Implement this built-in predicate:
select
(?X,
?XList,
?Y,
?YList)
True if XList and YList are identical except for a single element, which is X in XList and is Y in YList.
Implement this built-in predicate:
permutation
(?Xs,
?Ys)
True if Xs is a permutation of Ys.
Implement these two built-in predicates:
between
(+Low, +High, ?Value)
True if all arguments are integers and Low ≤ Value ≤ High. This predicate can generate all values between Low and High.
numlist
(+Low,
+High,
-List)
True if List is the list [Low, Low + 1, …, High].
Write a predicate that sorts a list of integers. Use an insertion sort.

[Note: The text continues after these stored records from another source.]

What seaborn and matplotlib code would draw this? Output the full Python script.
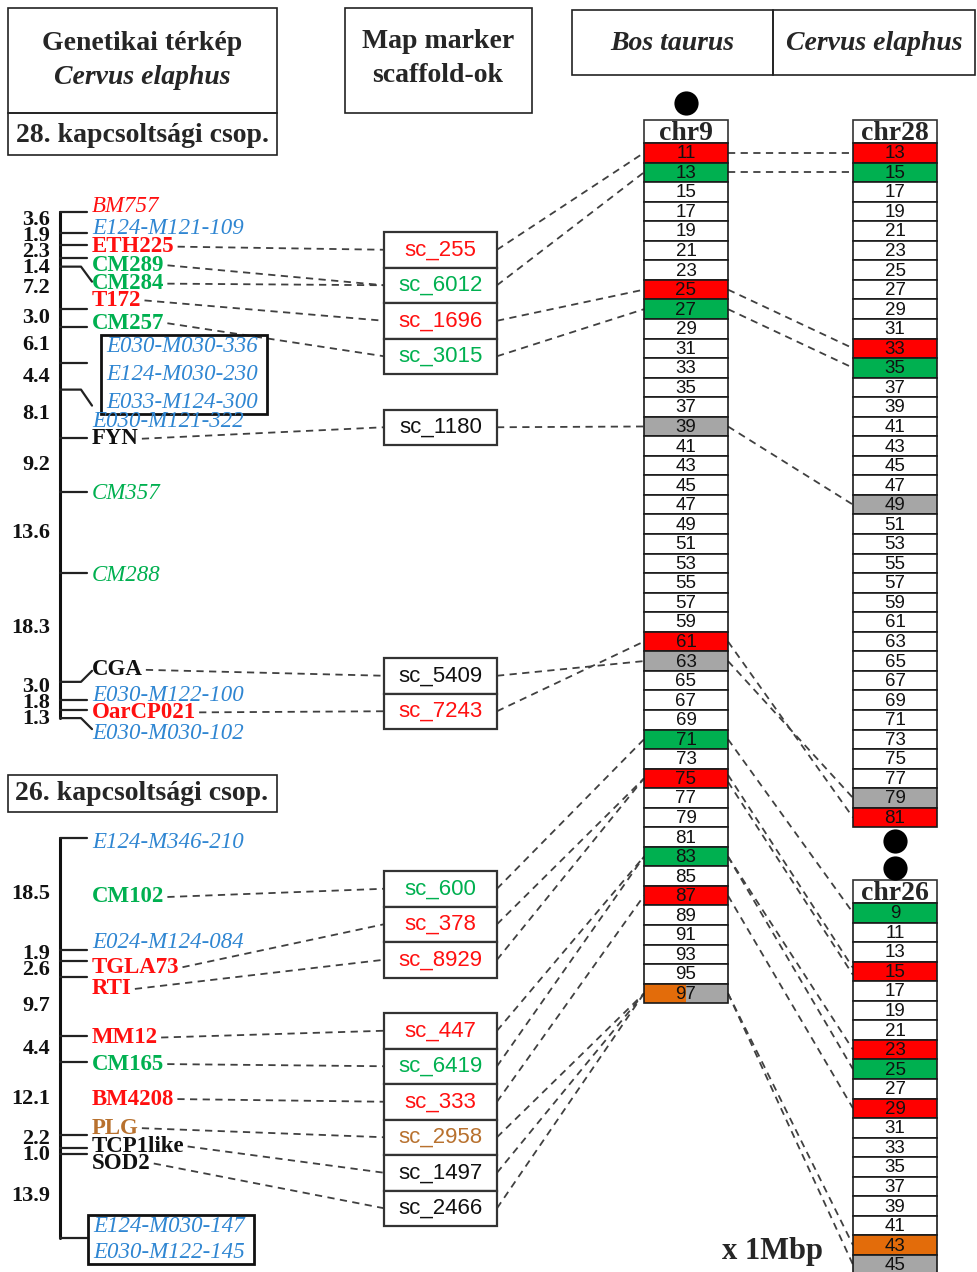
import numpy as np
import pandas as pd
import matplotlib
matplotlib.use('Agg')
import matplotlib.pyplot as plt
from matplotlib.patches import Rectangle
import seaborn as sns

# ---------------- data ----------------
# genetic map, linkage group 28 (distances in cM between neighbouring ticks)
lg28_dist = [3.6, 1.9, 2.3, 1.4, 7.2, 3.0, 6.1, 4.4, 8.1, 9.2, 13.6, 18.3, 3.0, 1.8, 1.3]
lg28_markers = ['BM757', 'E124-M121-109', 'ETH225', 'CM289', 'CM284', 'T172', 'CM257',
                'E030-M030-336', 'E124-M030-230', 'E033-M124-300', 'E030-M121-322', 'FYN',
                'CM357', 'CM288', 'CGA', 'E030-M122-100', 'OarCP021', 'E030-M030-102']
lg28_tick = [0, 1, 2, 3, 4, 5, 6, 7, 7, 8, 9, 9, 10, 11, 12, 13, 14, 15]
lg28_color = ['red', 'blue', 'red', 'green', 'green', 'red', 'green', 'blue', 'blue', 'blue',
              'blue', 'black', 'green', 'green', 'black', 'blue', 'red', 'blue']
lg28_boxed = ['E030-M030-336', 'E124-M030-230', 'E033-M124-300']

# linkage group 26
lg26_dist = [18.5, 1.9, 2.6, 9.7, 4.4, 12.1, 2.2, 1.0, 13.9]
lg26_markers = ['E124-M346-210', 'CM102', 'E024-M124-084', 'TGLA73', 'RTI', 'MM12', 'CM165',
                'BM4208', 'PLG', 'TCP1like', 'SOD2', 'E124-M030-147', 'E030-M122-145']
lg26_tick = [0, 0, 1, 2, 3, 4, 5, 5, 6, 7, 8, 9, 9]
lg26_color = ['blue', 'green', 'blue', 'red', 'red', 'red', 'green', 'red', 'brown', 'black',
              'black', 'blue', 'blue']
lg26_boxed = ['E124-M030-147', 'E030-M122-145']
italic_markers = ['BM757', 'CM357', 'CM288']  # plus all E...-M... AFLP markers

# map marker scaffolds
scaffolds = ['sc_255', 'sc_6012', 'sc_1696', 'sc_3015', 'sc_1180', 'sc_5409', 'sc_7243',
             'sc_600', 'sc_378', 'sc_8929', 'sc_447', 'sc_6419', 'sc_333', 'sc_2958',
             'sc_1497', 'sc_2466']
scaffold_color = ['red', 'green', 'red', 'green', 'black', 'black', 'red', 'green', 'red',
                  'red', 'red', 'green', 'red', 'brown', 'black', 'black']

# chromosome bands (Mbp)
chr9_bands = [11, 13, 15, 17, 19, 21, 23, 25, 27, 29, 31, 33, 35, 37, 39, 41, 43, 45, 47, 49,
              51, 53, 55, 57, 59, 61, 63, 65, 67, 69, 71, 73, 75, 77, 79, 81, 83, 85, 87, 89,
              91, 93, 95, 97]
chr28_bands = [13, 15, 17, 19, 21, 23, 25, 27, 29, 31, 33, 35, 37, 39, 41, 43, 45, 47, 49, 51,
               53, 55, 57, 59, 61, 63, 65, 67, 69, 71, 73, 75, 77, 79, 81]
chr26_bands = [9, 11, 13, 15, 17, 19, 21, 23, 25, 27, 29, 31, 33, 35, 37, 39, 41, 43, 45]
chr9_hl = {11: 'red', 13: 'green', 25: 'red', 27: 'green', 39: 'gray', 61: 'red', 63: 'gray',
           71: 'green', 75: 'red', 83: 'green', 87: 'red', 97: 'split'}
chr28_hl = {13: 'red', 15: 'green', 33: 'red', 35: 'green', 49: 'gray', 79: 'gray', 81: 'red'}
chr26_hl = {9: 'green', 15: 'red', 23: 'red', 25: 'green', 29: 'red', 43: 'orange', 45: 'gray'}

# links
marker_to_scaffold = [('ETH225', 'sc_255'), ('CM289', 'sc_6012'), ('CM284', 'sc_6012'),
                      ('T172', 'sc_1696'), ('CM257', 'sc_3015'), ('FYN', 'sc_1180'),
                      ('CGA', 'sc_5409'), ('OarCP021', 'sc_7243'), ('CM102', 'sc_600'),
                      ('TGLA73', 'sc_378'), ('RTI', 'sc_8929'), ('MM12', 'sc_447'),
                      ('CM165', 'sc_6419'), ('BM4208', 'sc_333'), ('PLG', 'sc_2958'),
                      ('TCP1like', 'sc_1497'), ('SOD2', 'sc_2466')]
scaffold_to_chr9 = [('sc_255', 11), ('sc_6012', 13), ('sc_1696', 25), ('sc_3015', 27),
                    ('sc_1180', 39), ('sc_5409', 63), ('sc_7243', 61), ('sc_600', 71),
                    ('sc_378', 75), ('sc_8929', 75), ('sc_447', 83), ('sc_6419', 83),
                    ('sc_333', 87), ('sc_2958', 97), ('sc_1497', 97), ('sc_2466', 97)]
chr9_to_chr28 = [(11, 13), (13, 15), (25, 33), (27, 35), (39, 49), (61, 81), (63, 79)]
chr9_to_chr26 = [(71, 9), (75, 15), (75, 15), (83, 23), (83, 25), (87, 29), (97, 43), (97, 45)]

# ---------------- layout ----------------
lg28_dy = [-5, -5, 2, 7, 17, -9, -4, -17, 11, 13, -16, 1, 1, 2, -12, -4, 2, 15]
lg28_bend = [0, 0, 0, 0, 15, 0, 0, 0, 16, 0, 0, 0, -11, 0, 0, 11]
lg26_dy = [5, 59, -7, 6, 12, 2, 2, 37, -7, -2, 9, -12, 14]
lg26_bend = [0] * 10
scaffold_slot = [0, 1, 2, 3, 5, 12, 13, 18, 19, 20, 22, 23, 24, 25, 26, 27]

W, H = 977, 1272
BAND_H = 19.55
CHR_W = 84
SC_X0, SC_X1, SC_Y0, SC_H = 384, 497, 232, 35.5

palette = {'red': '#FF1010', 'green': '#00B050', 'blue': '#2F86D2', 'black': '#111111',
           'brown': '#B8712E', 'gray': '#A6A6A6', 'orange': '#E36C0A', 'white': 'white'}
band_fill = {'red': '#FF0000', 'green': '#00B050', 'gray': '#A6A6A6', 'orange': '#E36C0A'}
DASH = dict(color='#404040', lw=1.3, ls=(0, (4, 3)), zorder=1)

sns.set_theme(style='white')
plt.rcParams['font.family'] = ['Liberation Serif', 'DejaVu Serif']

fig = plt.figure(figsize=(W / 100, H / 100), dpi=100)
ax = fig.add_axes([0, 0, 1, 1])
ax.set_xlim(0, W)
ax.set_ylim(H, 0)
ax.axis('off')


def box(x0, y0, x1, y1, lw=1.2, ec='#222222', fc='none', z=2):
    ax.add_patch(Rectangle((x0, y0), x1 - x0, y1 - y0, fc=fc, ec=ec, lw=lw, zorder=z))


def spread(vals, gap):
    v = list(vals)
    for _ in range(60):
        for i in range(len(v) - 1):
            d = v[i + 1] - v[i]
            if d < gap:
                s = (gap - d) / 2
                v[i] -= s
                v[i + 1] += s
    return v


# ---------------- headers ----------------
HF = 20
box(8, 8, 277, 113)
box(8, 113, 277, 155)
ax.text(142, 44, 'Genetikai térkép', ha='center', va='center', fontsize=HF, fontweight='bold')
ax.text(142, 78, 'Cervus elaphus', ha='center', va='center', fontsize=HF, fontweight='bold',
        style='italic')
ax.text(142, 135, '28. kapcsoltsági csop.', ha='center', va='center', fontsize=HF,
        fontweight='bold')
box(345, 8, 532, 113)
ax.text(438, 42, 'Map marker', ha='center', va='center', fontsize=HF, fontweight='bold')
ax.text(438, 76, 'scaffold-ok', ha='center', va='center', fontsize=HF, fontweight='bold')
box(572, 10, 773, 75)
box(773, 10, 975, 75)
ax.text(672, 43, 'Bos taurus', ha='center', va='center', fontsize=HF, style='italic',
        fontweight='bold')
ax.text(874, 43, 'Cervus elaphus', ha='center', va='center', fontsize=HF, style='italic',
        fontweight='bold')
box(8, 775, 277, 812)
ax.text(142, 793, '26. kapcsoltsági csop.', ha='center', va='center', fontsize=HF,
        fontweight='bold')

# ---------------- genetic maps ----------------
label_obj = {}
label_y = {}


def draw_group(dist, top, scale, markers, ticks, colors, dy, bend, boxed, box_x):
    tick_y = top + scale * np.concatenate([[0], np.cumsum(dist)])
    ax.plot([60, 60], [tick_y[0], tick_y[-1]], color='#111111', lw=2.2, zorder=3)
    for y, b in zip(tick_y, bend):
        if b == 0:
            ax.plot([60, 87], [y, y], color='#222222', lw=1.6, zorder=3)
        else:
            ax.plot([60, 81, 92], [y, y, y + b], color='#222222', lw=1.6, zorder=3)
    mids = spread((tick_y[:-1] + tick_y[1:]) / 2, 16)
    for m, d in zip(mids, dist):
        ax.text(50, m, f'{d:.1f}', ha='right', va='center', fontsize=16, fontweight='bold',
                color='#111111')
    for name, ti, c, d in zip(markers, ticks, colors, dy):
        aflp = name.startswith('E0') or name.startswith('E1')
        it = aflp or name in italic_markers
        x = box_x if name in boxed else 92
        y = tick_y[ti] + d
        t = ax.text(x, y, name, ha='left', va='center', fontsize=16.5, color=palette[c],
                    style='italic' if it else 'normal',
                    fontweight='normal' if it else 'bold', zorder=4)
        label_obj[name] = t
        label_y[name] = y


draw_group(lg28_dist, 212, 5.94, lg28_markers, lg28_tick, lg28_color, lg28_dy, lg28_bend,
           lg28_boxed, 106)
draw_group(lg26_dist, 838, 6.04, lg26_markers, lg26_tick, lg26_color, lg26_dy, lg26_bend,
           lg26_boxed, 93)

# ---------------- scaffolds ----------------
sc_y = {}
for name, c, s in zip(scaffolds, scaffold_color, scaffold_slot):
    y0 = SC_Y0 + s * SC_H
    box(SC_X0, y0, SC_X1, y0 + SC_H, lw=1.6, ec='#333333', fc='white')
    ax.text((SC_X0 + SC_X1) / 2, y0 + SC_H / 2, name, ha='center', va='center', fontsize=16,
            color=palette[c], family='Liberation Sans', zorder=4)
    sc_y[name] = y0 + SC_H / 2

# ---------------- chromosomes ----------------
CHR9_X, CHR9_TOP = 644, 143
CHR28_X, CHR28_TOP = 853, 143
CHR26_X, CHR26_TOP = 853, 903


def draw_chrom(x0, top, bands, hl, name):
    ax.add_patch(Rectangle((x0, top - 23), CHR_W, 23, fc='white', ec='#333333', lw=1.2,
                           zorder=2))
    ax.text(x0 + CHR_W / 2, top - 10, name, ha='center', va='center', fontsize=20,
            fontweight='bold', zorder=4)
    pos = {}
    for i, b in enumerate(bands):
        y = top + i * BAND_H
        key = hl.get(b, 'white')
        if key == 'split':
            ax.add_patch(Rectangle((x0, y), CHR_W / 2, BAND_H, fc=band_fill['orange'],
                                   ec='none', zorder=2))
            ax.add_patch(Rectangle((x0 + CHR_W / 2, y), CHR_W / 2, BAND_H,
                                   fc=band_fill['gray'], ec='none', zorder=2))
            ax.add_patch(Rectangle((x0, y), CHR_W, BAND_H, fc='none', ec='#1a1a1a', lw=1.2,
                                   zorder=2))
        else:
            ax.add_patch(Rectangle((x0, y), CHR_W, BAND_H, fc=band_fill.get(key, 'white'),
                                   ec='#1a1a1a', lw=1.2, zorder=2))
        ax.text(x0 + CHR_W / 2, y + BAND_H / 2 + 1, str(b), ha='center', va='center',
                fontsize=13.5, family='Liberation Sans', color='#111111', zorder=4)
        pos[b] = y + BAND_H / 2
    return pos


chr9_y = draw_chrom(CHR9_X, CHR9_TOP, chr9_bands, chr9_hl, 'chr9')
chr28_y = draw_chrom(CHR28_X, CHR28_TOP, chr28_bands, chr28_hl, 'chr28')
chr26_y = draw_chrom(CHR26_X, CHR26_TOP, chr26_bands, chr26_hl, 'chr26')

# centromeres
cen = pd.DataFrame({
    'x': [CHR9_X + CHR_W / 2, CHR28_X + CHR_W / 2, CHR26_X + CHR_W / 2],
    'y': [CHR9_TOP - 23 - 17, CHR28_TOP + len(chr28_bands) * BAND_H + 14, CHR26_TOP - 23 - 12],
})
sns.scatterplot(data=cen, x='x', y='y', ax=ax, s=260, color='black', edgecolor='black',
                legend=False, zorder=5)
ax.set_xlim(0, W)
ax.set_ylim(H, 0)
ax.axis('off')

ax.text(772, 1251, 'x 1Mbp', ha='center', va='center', fontsize=22, fontweight='bold')

# ---------------- links ----------------
for s, b in scaffold_to_chr9:
    ax.plot([SC_X1, CHR9_X], [sc_y[s], chr9_y[b]], **DASH)


def offsets(pairs):
    seen = {}
    out = []
    for p in pairs:
        n = pairs.count(p)
        k = seen.get(p, 0)
        seen[p] = k + 1
        out.append((k - (n - 1) / 2) * 7)
    return out


for (a, b), o in zip(chr9_to_chr28, offsets(chr9_to_chr28)):
    ax.plot([CHR9_X + CHR_W, CHR28_X], [chr9_y[a] + o, chr28_y[b] + o], **DASH)
for (a, b), o in zip(chr9_to_chr26, offsets(chr9_to_chr26)):
    ax.plot([CHR9_X + CHR_W, CHR26_X], [chr9_y[a] + o, chr26_y[b] + o], **DASH)

# label extents are needed for the marker links and the AFLP boxes
fig.canvas.draw()
inv = ax.transData.inverted()


def extent(name):
    bb = label_obj[name].get_window_extent()
    (xa, ya), (xb, yb) = inv.transform(bb.get_points())
    return min(xa, xb), min(ya, yb), max(xa, xb), max(ya, yb)


for m, s in marker_to_scaffold:
    x0, y0, x1, y1 = extent(m)
    ax.plot([x1 + 3, SC_X0], [label_y[m], sc_y[s]], **DASH)

for group in (lg28_boxed, lg26_boxed):
    ext = np.array([extent(n) for n in group])
    box(ext[:, 0].min() - 5, ext[:, 1].min() - 1, ext[:, 2].max() + 9, ext[:, 3].max() + 1,
        lw=2.0, ec='#111111', z=3)

fig.savefig('out.png', dpi=100)
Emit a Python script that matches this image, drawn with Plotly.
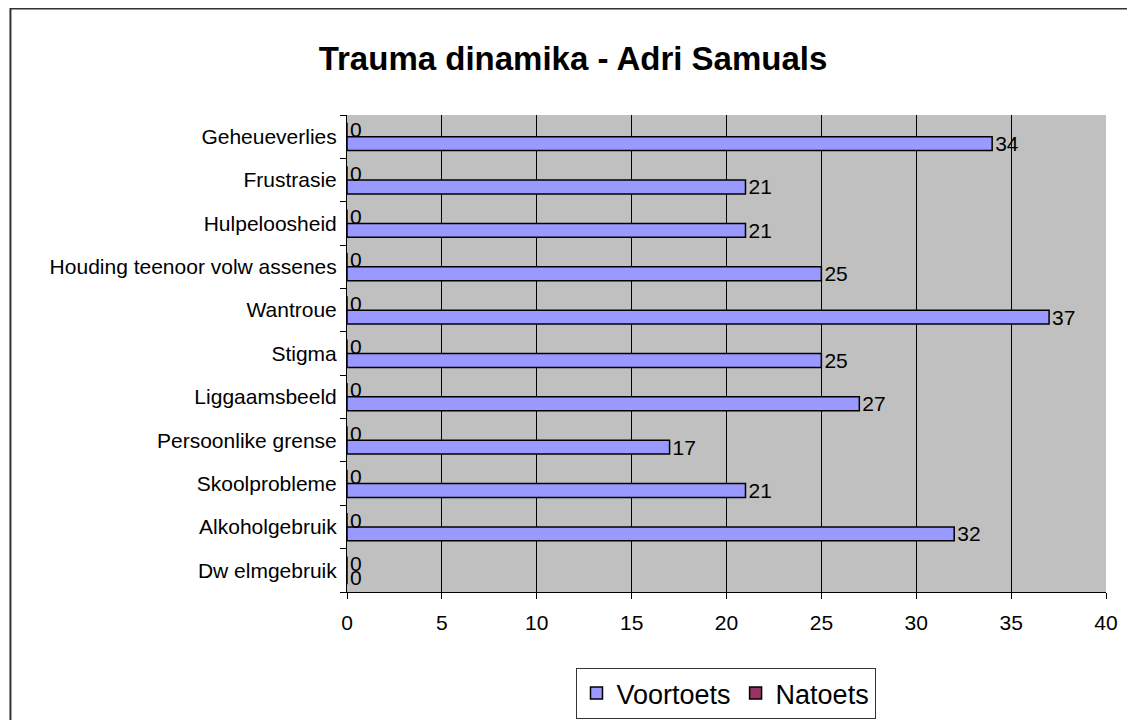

Write a predicate that can flatten a list of lists into a single-level list. For example, flatten([ [1, 2, 3], [4], [5, 6] ], L) will produce L = [1, 2, 3, 4, 5, 6].
Write a predicate that can combine a list of decimal digits into an integer. For example, combine([2, 4, 6], N) will produce N = 246.
Consider a directed graph defined like this:
edge(a, b). edge(a, c). edge(b, d). edge(c, d). edge(c, f). edge(d, e). edge(d, f). edge(f, a).
Write a predicate path(V, W, L) that is true if L is a path from vertex V to W. For example, path(a, e, [a, c, d, e]) is true. When given two vertices and an unbound path variable, the predicate should generate all paths in increasing order of length.